In 1967, Christine Peters of Buffalo, New York, left Ithaca, New York, with Bronx-born Mark Gilman, in her father's old Studebaker Lark and headed to British Columbia with seven hundred dollars. Idealistic and naive, they lived out of their car and tried sleeping one night inside the Stanley Park hollow tree, only to be chased away by police. Desperate for money, she took a teaching job at Big Creek in the Chilcotin. Some 38 years later, having raised four sons in the Cariboo-Chilcotin, mostly as a homesteader without running water, she wrote and self-published her memoir, The Lure of the Chilcotin (Trafford, 2005) from her Tatla Lake cabin west of Williams Lake.

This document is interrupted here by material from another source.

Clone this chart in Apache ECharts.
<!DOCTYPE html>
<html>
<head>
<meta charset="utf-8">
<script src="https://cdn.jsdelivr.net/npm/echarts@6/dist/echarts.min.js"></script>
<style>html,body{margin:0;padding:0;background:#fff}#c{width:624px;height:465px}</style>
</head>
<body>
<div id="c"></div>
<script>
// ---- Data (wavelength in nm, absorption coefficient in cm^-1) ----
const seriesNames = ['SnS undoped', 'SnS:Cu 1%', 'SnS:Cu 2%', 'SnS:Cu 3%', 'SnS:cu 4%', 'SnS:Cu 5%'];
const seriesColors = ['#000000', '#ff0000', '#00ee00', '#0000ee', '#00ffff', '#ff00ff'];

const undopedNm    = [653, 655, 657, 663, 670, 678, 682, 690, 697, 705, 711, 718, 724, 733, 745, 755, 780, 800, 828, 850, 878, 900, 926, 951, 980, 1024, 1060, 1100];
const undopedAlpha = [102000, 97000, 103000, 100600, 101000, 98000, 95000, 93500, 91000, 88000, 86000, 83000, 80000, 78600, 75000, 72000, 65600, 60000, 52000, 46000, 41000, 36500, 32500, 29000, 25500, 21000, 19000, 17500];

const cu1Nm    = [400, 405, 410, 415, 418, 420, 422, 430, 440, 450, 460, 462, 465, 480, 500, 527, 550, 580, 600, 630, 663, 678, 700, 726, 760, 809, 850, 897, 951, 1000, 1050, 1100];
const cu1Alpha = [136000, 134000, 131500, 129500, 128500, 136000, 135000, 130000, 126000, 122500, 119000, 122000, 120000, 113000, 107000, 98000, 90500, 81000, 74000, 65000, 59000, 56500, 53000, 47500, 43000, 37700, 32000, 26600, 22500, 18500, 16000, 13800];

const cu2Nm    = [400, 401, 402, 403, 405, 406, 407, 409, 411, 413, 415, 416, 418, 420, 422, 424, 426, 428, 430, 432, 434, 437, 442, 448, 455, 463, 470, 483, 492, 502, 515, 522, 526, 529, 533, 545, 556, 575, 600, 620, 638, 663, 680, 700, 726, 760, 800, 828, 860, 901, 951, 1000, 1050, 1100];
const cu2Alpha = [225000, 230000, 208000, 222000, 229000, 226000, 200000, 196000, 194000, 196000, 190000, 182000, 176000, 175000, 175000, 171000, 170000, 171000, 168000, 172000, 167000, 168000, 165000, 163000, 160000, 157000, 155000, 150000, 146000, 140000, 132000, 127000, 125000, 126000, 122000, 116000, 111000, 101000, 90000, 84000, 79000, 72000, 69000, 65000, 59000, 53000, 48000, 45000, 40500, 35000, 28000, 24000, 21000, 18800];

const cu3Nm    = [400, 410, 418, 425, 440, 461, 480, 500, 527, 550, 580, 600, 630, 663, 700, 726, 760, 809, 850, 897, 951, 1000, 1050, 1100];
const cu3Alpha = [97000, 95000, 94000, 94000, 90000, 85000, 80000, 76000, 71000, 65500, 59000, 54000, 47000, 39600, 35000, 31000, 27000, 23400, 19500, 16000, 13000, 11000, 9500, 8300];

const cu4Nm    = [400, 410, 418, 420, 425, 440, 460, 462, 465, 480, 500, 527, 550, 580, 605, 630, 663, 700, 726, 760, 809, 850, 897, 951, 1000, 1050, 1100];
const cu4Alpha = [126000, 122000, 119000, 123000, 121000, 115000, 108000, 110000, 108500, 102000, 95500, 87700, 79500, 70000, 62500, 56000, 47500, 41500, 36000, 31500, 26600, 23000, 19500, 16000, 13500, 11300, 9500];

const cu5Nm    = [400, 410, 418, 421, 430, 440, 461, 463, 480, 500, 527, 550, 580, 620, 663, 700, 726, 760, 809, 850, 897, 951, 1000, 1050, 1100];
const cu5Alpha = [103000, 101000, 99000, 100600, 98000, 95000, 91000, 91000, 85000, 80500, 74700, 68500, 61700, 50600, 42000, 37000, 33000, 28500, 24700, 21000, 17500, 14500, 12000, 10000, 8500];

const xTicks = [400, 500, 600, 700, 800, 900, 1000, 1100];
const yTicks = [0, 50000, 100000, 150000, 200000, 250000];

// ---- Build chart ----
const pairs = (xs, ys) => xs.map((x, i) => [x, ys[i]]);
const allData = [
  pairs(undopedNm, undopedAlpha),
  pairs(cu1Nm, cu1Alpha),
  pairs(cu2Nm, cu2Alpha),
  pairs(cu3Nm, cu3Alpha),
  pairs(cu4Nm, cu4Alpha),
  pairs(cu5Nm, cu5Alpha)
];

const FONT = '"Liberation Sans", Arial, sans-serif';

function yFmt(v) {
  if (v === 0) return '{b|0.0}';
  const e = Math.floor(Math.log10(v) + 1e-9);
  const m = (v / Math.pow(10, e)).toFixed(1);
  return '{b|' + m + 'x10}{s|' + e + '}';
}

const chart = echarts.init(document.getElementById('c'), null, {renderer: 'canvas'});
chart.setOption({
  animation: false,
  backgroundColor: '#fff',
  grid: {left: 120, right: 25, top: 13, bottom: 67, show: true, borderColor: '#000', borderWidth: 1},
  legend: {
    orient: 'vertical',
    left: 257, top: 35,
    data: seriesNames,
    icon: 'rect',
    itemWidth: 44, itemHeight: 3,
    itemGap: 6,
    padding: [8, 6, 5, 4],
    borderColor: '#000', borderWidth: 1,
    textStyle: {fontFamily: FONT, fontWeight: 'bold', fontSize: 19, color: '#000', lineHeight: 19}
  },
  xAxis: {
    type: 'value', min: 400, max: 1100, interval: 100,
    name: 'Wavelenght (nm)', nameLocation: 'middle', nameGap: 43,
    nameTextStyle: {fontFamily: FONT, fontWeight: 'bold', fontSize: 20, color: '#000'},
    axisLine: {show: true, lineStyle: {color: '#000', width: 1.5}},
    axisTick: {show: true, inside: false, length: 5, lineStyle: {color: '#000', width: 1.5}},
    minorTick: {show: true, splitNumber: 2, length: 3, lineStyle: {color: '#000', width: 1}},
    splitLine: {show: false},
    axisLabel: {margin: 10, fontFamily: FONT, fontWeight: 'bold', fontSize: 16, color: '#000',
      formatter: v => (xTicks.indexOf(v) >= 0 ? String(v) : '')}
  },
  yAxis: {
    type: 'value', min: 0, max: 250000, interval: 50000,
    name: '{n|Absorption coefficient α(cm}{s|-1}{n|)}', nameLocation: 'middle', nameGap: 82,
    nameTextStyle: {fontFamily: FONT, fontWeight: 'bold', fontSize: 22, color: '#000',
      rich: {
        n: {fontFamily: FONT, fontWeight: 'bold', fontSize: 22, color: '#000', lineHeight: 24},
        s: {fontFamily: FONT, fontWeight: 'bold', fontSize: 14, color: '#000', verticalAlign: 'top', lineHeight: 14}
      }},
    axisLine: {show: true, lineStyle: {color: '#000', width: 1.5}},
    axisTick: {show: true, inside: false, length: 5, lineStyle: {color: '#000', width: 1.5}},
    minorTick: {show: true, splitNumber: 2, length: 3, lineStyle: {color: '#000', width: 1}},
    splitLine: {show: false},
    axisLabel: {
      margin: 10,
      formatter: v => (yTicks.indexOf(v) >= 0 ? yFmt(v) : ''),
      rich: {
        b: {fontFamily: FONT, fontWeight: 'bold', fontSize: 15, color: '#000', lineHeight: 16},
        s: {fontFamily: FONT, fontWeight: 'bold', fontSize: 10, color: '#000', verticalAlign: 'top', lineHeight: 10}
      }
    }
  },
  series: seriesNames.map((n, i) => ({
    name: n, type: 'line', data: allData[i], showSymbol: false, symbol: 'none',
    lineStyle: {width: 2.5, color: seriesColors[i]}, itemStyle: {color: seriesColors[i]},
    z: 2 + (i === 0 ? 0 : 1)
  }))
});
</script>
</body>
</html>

Peters' twelve-year relationship with Mark Gilman, an avant-garde saxophonist with whom she had her first son, Otis, ended in 1977 when she met and cohabited with a trapline operator Rick Stamford, who soon became more widely known as Sage Birchwater, the Chilcotin journalist. They had two sons, Junah and Shiney. Although she fell in love with another man, Simon, who she met at a dance at Tatla Lake three years later (and later cohabited with in 2001), the marriage to Birchwater endured and they home-birthed two children, homesteaded, and amicably parted company in the mid-1980s, thereafter remaining friends. A fourth son, Dylan, was fathered by a neighborhood friend, Don P. He was partially raised in foster homes. Two more relationships failed: Peters met and married a man named George, moved her family to be with him in 100 Mile House, but his drinking and violence sent her back to the Chilcotin. Then she reunited with Simon in Quesnel, but that romance also faltered, so she returned to Tatla Lake. A songwriter who deeply admired Bob Dylan, Christine Peters later found Christ and joined the Reform Party of Canada.
"I believe that not only time heals a broken heart," she writes, "but Jesus heals our wounds and disappointments with His touch."